A couple of miles outside the town centre is Chilly Powder, a collection of three independently-run catered chalets which has been welcoming winter and summer guests since 1996.
You might find you don’t aim to spend too much time here, given everything there is to do in the area. But if you have spent the day out on the mountains, on returning the chalets are a real sight for sore eyes and sore feet.
There’s a hot tub in the garden, sauna in the basement, a bar off the dining room and a pool table in the library. Each room is styled around a particular theme, but not to the extent that it’s overpowering. And the evening meals – eaten in a group with all the chalet guests around a large table – are of a genuinely high quality (and the free wine which accompanies each meal is not bad, either). Add to this owners and staff who are genuinely helpful, friendly, and knowledgeable, and you have pretty much the perfect base from which to explore the surrounding area.
To list everything there is to do would be overwhelming. But a few of our highlights were swimming in Lac Les Ecoles near the village of Les Gets; canoeing on Lac Montriond; hydrospeeding (basically holding on to a big float going down a river) near Thonon; and getting great views of Mont Blanc from most of the mountains we went up.
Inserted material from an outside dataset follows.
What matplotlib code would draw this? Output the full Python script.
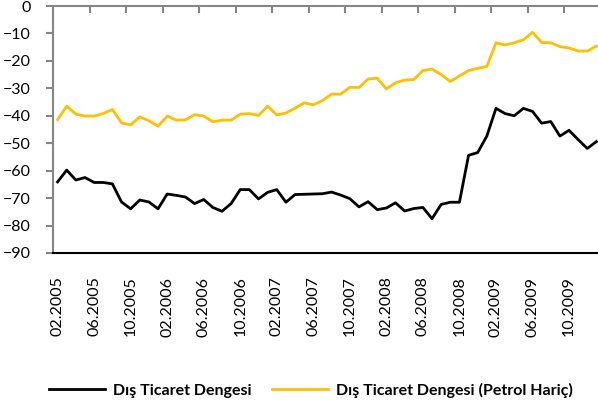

Facilitating all of this adventure is a pass which is quite the best value I’ve seen in any resort, anywhere – a multi-pass which for just one euro a day gives you access to all the area’s chairlifts, cable cars, swimming pools, tennis courts and ice skating rinks. Given that the cable car alone could cost you 20 euros for a family of four for one trip, this really makes the holiday. The pass is available to those staying at particular hotels, B&Bs and chalets, so check if your accommodation is part of the deal.
It strikes me that there are two reasons which combine to make this such a good family holiday. On the one hand, everything is very child-friendly – all the activities are run on the basis that every member of the family will have a go. But at the same time, there’s no over-emphasis on unnecessary health and safety concerns. For example, at the Indiana Parc high-wire centre in Morzine (22 euros for adults and big kids, 16 euros for littl’uns) we were given a five-minute safety briefing, and then it was a case of – ‘off you go, don’t kill yourselves but have fun’. Which we did. And at a market in Les Gets we all had a go at doing our own carvings using an electric jigsaw in one of the stalls. No safety helmet, no thick gloves – the sort of thing that would give an English council the heebie-jeebies, but which passes without comment in France.
Only one place we visited didn’t pass muster, and that was Les Lindarets, more commonly known as the ‘goat village’. Based on the premise that a lovely Alpine village can only be improved by letting goats run wild literally everywhere, it does what it says on the tin – and if that lights your candle then fine, but we made a hasty retreat from the smell and the trampling hooves. No matter. There are so many other places not too far away to visit in any case – Evian, Lake Annecy – that two weeks in the summer will just fly by.
And I hear it’s not bad in the winter, either.